Carroll sued Trump for defamation for impugning her truthfulness and for the tort of battery permitted under the recently enacted New York Adult Survivors Act that extended the statute of limitations for sexual assault victims to sue the perpetrators for damages.
The trial evidence appears to be heavily stacked against Trump. Although Carroll’s case does not depend solely on her testimony, Trump’s defense hinges on Trump’s testimony.
This is clear from recent pre-trial rulings by Judge Lewis Kaplan.
On March 10, 2023, Judge Kaplan ruled that as part of her direct case, Carroll can introduce the testimony of two women who were allegedly sexually assaulted by Trump, one on an airplane and one at Mar-a-Lago during an interview of Trump for People magazine.
Carroll has written about these two women. She’s interviewed them. They have told their stories.
Jessica Leeds on an airplane flight when she met Trump. He invited her to come up to first class.
Leeds, now 74, spoke out in a New York Times report, alleging that Trump groped her on a first-class flight to New York in the early 1980s. She told the Times, “He was like an octopus … His hands were everywhere.”
Leeds was 38 at the time of the alleged assault and says she moved to the back of the plane without reporting the incident to airline staff.

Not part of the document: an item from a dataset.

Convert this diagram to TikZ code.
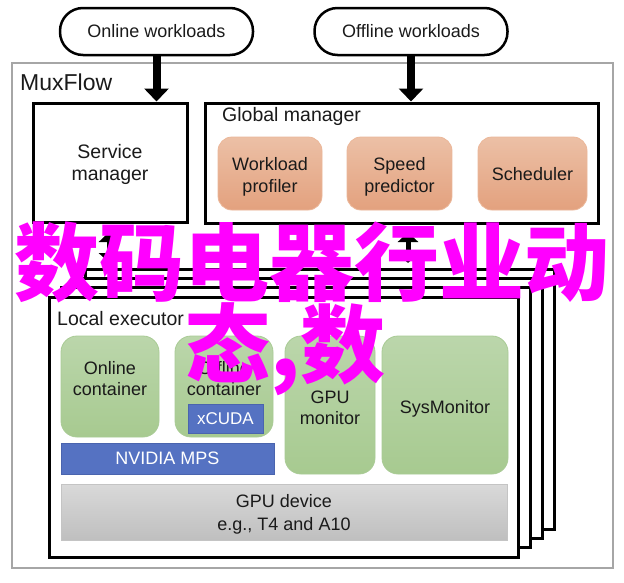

The Maralargo incident will be recounted in the sworn testimony of Natasha Stoynoff. She says Trump invited her into a private room, then pushed her against a wall, allegedly kissing and forcing himself on her.
Both women provide evidence of Trump’s propensity to commit such sexual assaults, as permitted by the rules of evidence.
I have a link to a Yahoo article that lists 19 women who claim the former President assaulted them.
Judge Kaplan has also ruled that Carroll can introduce into evidence Trump’s statements on the “Access Hollywood” tape.
Kaplan found that “in this case, a jury could reasonably find, even from the ‘Access Hollywood’ tape alone, that Mr. Trump admitted . . . that he has had contact with women’s genitalia in the past without their consent, or that he attempted to do so.”
At this point, Trump appears to be left with no witnesses to call to dispute these charges other than himself.
You know what that means. He will have to testify.
The problem. Trump’s inability to stop lying. And what will he do if he gets angry under cross-examination? In the past, Trump’s former attorney general recently commented it would be a “particularly bad idea” for Trump to appear on the stand because “he lacks all self-control,” “and it would be very difficult to prepare him and keep him testifying in a prudent fashion.”
This is a Civil. Not a Criminal case. So if he refuses to tell his story or if he pleads the fifth. The jury can conclude he raped E. Jean and then defamed her.
The trial is expected to last about two weeks. We could have a verdict sometime in May. Will the verdict hurt Trump in the long run? Who knows.